Dentan (who seems to have felt somewhat uneasy about "his" people being used in a political brawl) points out that the Semai have had a non-violent reputation for a long time. Indeed, they were almost notorious for fleeing rather than fighting the more powerful Malays and Chinese. Nor does Dentan mention any armed Semai struggle against the slave raids on their communities by the Malay. Only during the Communist insurgency in Malaysia during the 1950's did the Semai finally choose to fight, probably because the war between the Communists and the British affected their areas in a very direct and permanent manner (in contrast to the slave raids). But even then, most Semai attempted a more cunning, pacifist strategy, described by Dentan in the book. Apparently, a secret Semai association decided that Semai settlements in areas controlled by Communists should pretend to be pro-Communist, those in areas controlled by the British should pretend to be pro-British, and those in areas in between should stay neutral and act stupid. The various groups would meet in secret to discuss the next move, and when the British won, the "pro-British" Semai were to convince the colonial authorities that the "pro-Communist" Semai were really pro-British as well. Sounds like a strategy adapted by somebody who wants to avoid trouble at all costs!

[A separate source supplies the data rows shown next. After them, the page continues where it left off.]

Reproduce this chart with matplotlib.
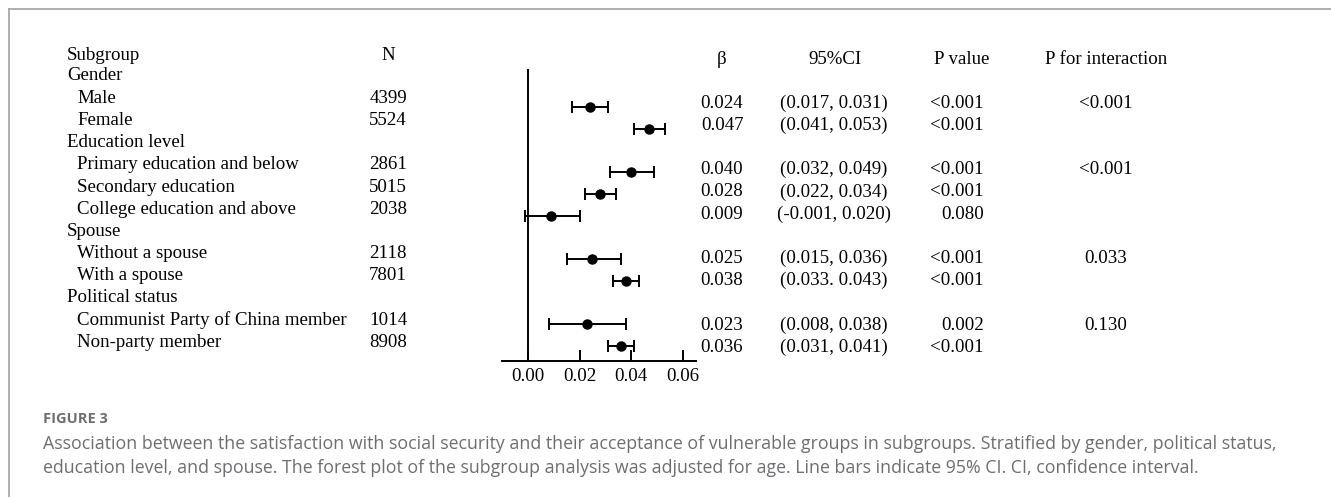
import numpy as np
import matplotlib
matplotlib.use("Agg")
import matplotlib.pyplot as plt
from matplotlib.lines import Line2D

# table content
labels = ["Gender", "Male", "Female", "Education level", "Primary education and below",
          "Secondary education", "College education and above", "Spouse",
          "Without a spouse", "With a spouse", "Political status",
          "Communist Party of China member", "Non-party member"]
is_header = [True, False, False, True, False, False, False, True, False, False, True, False, False]
n_vals = ["", "4399", "5524", "", "2861", "5015", "2038", "", "2118", "7801", "", "1014", "8908"]
beta = [None, 0.024, 0.047, None, 0.040, 0.028, 0.009, None, 0.025, 0.038, None, 0.023, 0.036]
ci_low = [None, 0.017, 0.041, None, 0.032, 0.022, -0.001, None, 0.015, 0.033, None, 0.008, 0.031]
ci_high = [None, 0.031, 0.053, None, 0.049, 0.034, 0.020, None, 0.036, 0.043, None, 0.038, 0.041]
ci_text = ["", "(0.017, 0.031)", "(0.041, 0.053)", "", "(0.032, 0.049)", "(0.022, 0.034)",
           "(-0.001, 0.020)", "", "(0.015, 0.036)", "(0.033. 0.043)", "", "(0.008, 0.038)",
           "(0.031, 0.041)"]
p_vals = ["", "<0.001", "<0.001", "", "<0.001", "<0.001", "0.080", "", "<0.001", "<0.001",
          "", "0.002", "<0.001"]
p_inter = ["", "<0.001", "", "", "<0.001", "", "", "", "0.033", "", "", "0.130", ""]
x_ticks = [0.00, 0.02, 0.04, 0.06]

W, H = 1331, 497
fig = plt.figure(figsize=(W / 100, H / 100), dpi=100)
serif = "Liberation Serif"
fs = 13.6


def fx(px):
    return px / W


def fy(py):
    return 1 - py / H


# gray frame (top and left)
fig.add_artist(Line2D([fx(9), fx(9)], [fy(9), 0], color="#a8a8a8", lw=1.3, transform=fig.transFigure))
fig.add_artist(Line2D([fx(9), 1], [fy(9), fy(9)], color="#a8a8a8", lw=1.3, transform=fig.transFigure))

# column headers
fig.text(fx(67), fy(55), "Subgroup", fontsize=fs, family=serif, va="center", ha="left")
fig.text(fx(388), fy(55), "N", fontsize=fs, family=serif, va="center", ha="center")
fig.text(fx(722), fy(59), "β", fontsize=fs, family=serif, va="center", ha="center")
fig.text(fx(835), fy(59), "95%CI", fontsize=fs, family=serif, va="center", ha="center")
fig.text(fx(962), fy(59), "P value", fontsize=fs, family=serif, va="center", ha="center")
fig.text(fx(1106), fy(59), "P for interaction", fontsize=fs, family=serif, va="center", ha="center")

row_h = 22.2
for i, lab in enumerate(labels):
    y_left = 76 + i * row_h
    y_right = 81 + i * row_h
    x_lab = 67 if is_header[i] else 77
    fig.text(fx(x_lab), fy(y_left), lab, fontsize=fs, family=serif, va="center", ha="left")
    if n_vals[i]:
        fig.text(fx(388), fy(y_left), n_vals[i], fontsize=fs, family=serif, va="center", ha="center")
    if beta[i] is not None:
        fig.text(fx(722), fy(y_right), f"{beta[i]:.3f}", fontsize=fs, family=serif, va="center", ha="center")
        fig.text(fx(834), fy(y_right), ci_text[i], fontsize=fs, family=serif, va="center", ha="center")
        fig.text(fx(984), fy(y_right), p_vals[i], fontsize=fs, family=serif, va="center", ha="right")
    if p_inter[i]:
        fig.text(fx(1106), fy(y_right), p_inter[i], fontsize=fs, family=serif, va="center", ha="center")

# forest plot
ax = fig.add_axes([fx(502), fy(361), fx(696) - fx(502), fy(70) - fy(361)])
rows = np.arange(len(labels))
for r in rows:
    if beta[r] is None:
        continue
    ax.errorbar(beta[r], r, xerr=[[beta[r] - ci_low[r]], [ci_high[r] - beta[r]]],
                fmt="o", color="black", ms=6.5, elinewidth=1.4, capsize=4.5, capthick=1.4)

row_px = 21.7
top = 1 - (107 - 70) / row_px
bottom = 1 + (361 - 107) / row_px
ax.set_ylim(bottom, top)
ax.set_xlim(-0.0101, 0.0652)
ax.spines["top"].set_visible(False)
ax.spines["right"].set_visible(False)
ax.spines["left"].set_position(("data", 0))
ax.spines["left"].set_linewidth(1.4)
ax.spines["bottom"].set_linewidth(1.4)
ax.set_yticks([])
ax.set_xticks(x_ticks)
ax.set_xticklabels([f"{t:.2f}" for t in x_ticks], fontsize=fs, family=serif)
ax.tick_params(axis="x", direction="in", length=8, width=1.4, pad=5)
ax.patch.set_alpha(0)

# caption
cap_font = "Open Sans"
fig.text(fx(43), fy(419), "FIGURE 3", fontsize=10.5, family=cap_font, weight="bold",
         color="#6d6e71", va="center", ha="left")
fig.text(fx(43), fy(444),
         "Association between the satisfaction with social security and their acceptance of vulnerable groups in subgroups. Stratified by gender, political status,",
         fontsize=12.8, family=cap_font, color="#6d6e71", va="center", ha="left")
fig.text(fx(43), fy(468),
         "education level, and spouse. The forest plot of the subgroup analysis was adjusted for age. Line bars indicate 95% CI. CI, confidence interval.",
         fontsize=12.8, family=cap_font, color="#6d6e71", va="center", ha="left")

fig.savefig("out.png", dpi=100)
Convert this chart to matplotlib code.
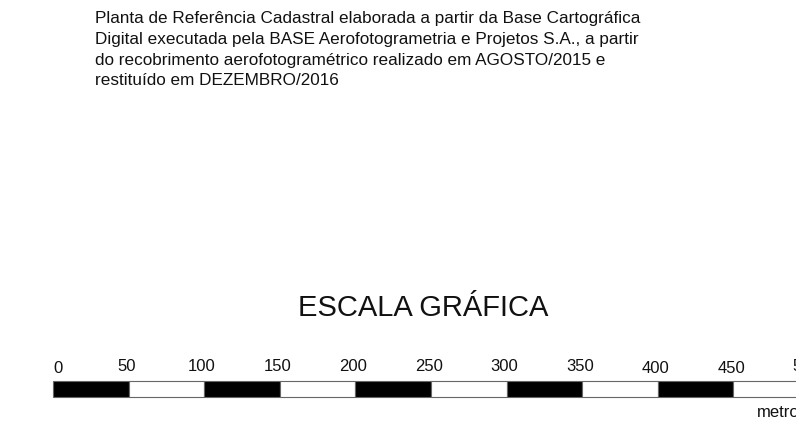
#!/usr/bin/env python3
"""Graphic scale bar (escala gráfica) with the cadastral note above it."""

import matplotlib
matplotlib.use("Agg")
import matplotlib.pyplot as plt
from matplotlib.patches import Rectangle

plt.rcParams["font.family"] = ["Liberation Sans", "DejaVu Sans"]

NOTE_LINES = [
    "Planta de Referência Cadastral elaborada a partir da Base Cartográfica",
    "Digital executada pela BASE Aerofotogrametria e Projetos S.A., a partir",
    "do recobrimento aerofotogramétrico realizado em AGOSTO/2015 e",
    "restituído em DEZEMBRO/2016",
]
TITLE = "ESCALA GRÁFICA"
UNIT = "metros"

# segment edges of the scale bar, in metres
SEGMENT_EDGES = [0, 50, 100, 150, 200, 250, 300, 350, 400, 450, 500]
SEGMENT_COLORS = ["black", "white"]
TICK_VALUES = [0, 50, 100, 150, 200, 250, 300, 350, 400, 450, 500]
TICK_LABELS = ["0", "50", "100", "150", "200", "250", "300", "350", "400", "450", "500"]

W, H = 796, 427
X0_PX = 53          # pixel where 0 m sits
PX_PER_M = 1.512    # pixels per metre


def px_to_m(px):
    return (px - X0_PX) / PX_PER_M


def main():
    fig = plt.figure(figsize=(W / 100, H / 100), dpi=100)
    ax = fig.add_axes([0, 0, 1, 1])
    ax.set_xlim(px_to_m(0), px_to_m(W))
    ax.set_ylim(H, 0)
    ax.axis("off")

    # note text (y in pixels from the top)
    ax.text(px_to_m(95), 11.5, "\n".join(NOTE_LINES),
            fontsize=12.3, ha="left", va="top", linespacing=1.46, color="#111111")

    ax.text(px_to_m(423), 308, TITLE,
            fontsize=21, ha="center", va="center", color="#111111")

    bar_top, bar_h = 382, 16
    for i in range(len(SEGMENT_EDGES) - 1):
        left = SEGMENT_EDGES[i]
        width = SEGMENT_EDGES[i + 1] - left
        ax.add_patch(Rectangle((left, bar_top), width, bar_h,
                               facecolor=SEGMENT_COLORS[i % 2],
                               edgecolor="#666666", linewidth=0.8))

    for value, label in zip(TICK_VALUES, TICK_LABELS):
        ha = "left" if value == 0 else "center"
        y = 369 if value in (0, 400, 450) else 367
        ax.text(value - 1.5 * (value != 0), y, label, fontsize=12,
                ha=ha, va="center", color="#111111")

    ax.text(px_to_m(757), 413, UNIT, fontsize=12,
            ha="left", va="center", color="#111111")

    fig.savefig("out.png", dpi=100)
    plt.close(fig)


if __name__ == "__main__":
    main()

Dentan describes Semai society in some detail. Murder is very uncommon, children are almost never beaten, and there is little overall violence. The Semai often adopt abandoned Malay or Chinese children, or illegitimate children of their own group, hence making them legitimate. Retarded people are tolerated. Among the east Semai, the sexual mores are quite loose. As for the authority structure, there hardly seems to be any. There are elders, and their advice is often heeded, but they have no real power to enforce decisions if people decide to go against them. Indeed, the smartest elders or headmen are those who simply heed to public opinion.
Semai society is also remarkably egalitarian. Food sharing is standard among the east Semai, where successful hunters share their kill with the entire settlement, even when they have hunted alone. Nor do the east Semai have a money economy. The lack of money makes sharing and bartering not only easier, but inevitable. The west Semai have money, and there sharing is limited to the family and closest kin.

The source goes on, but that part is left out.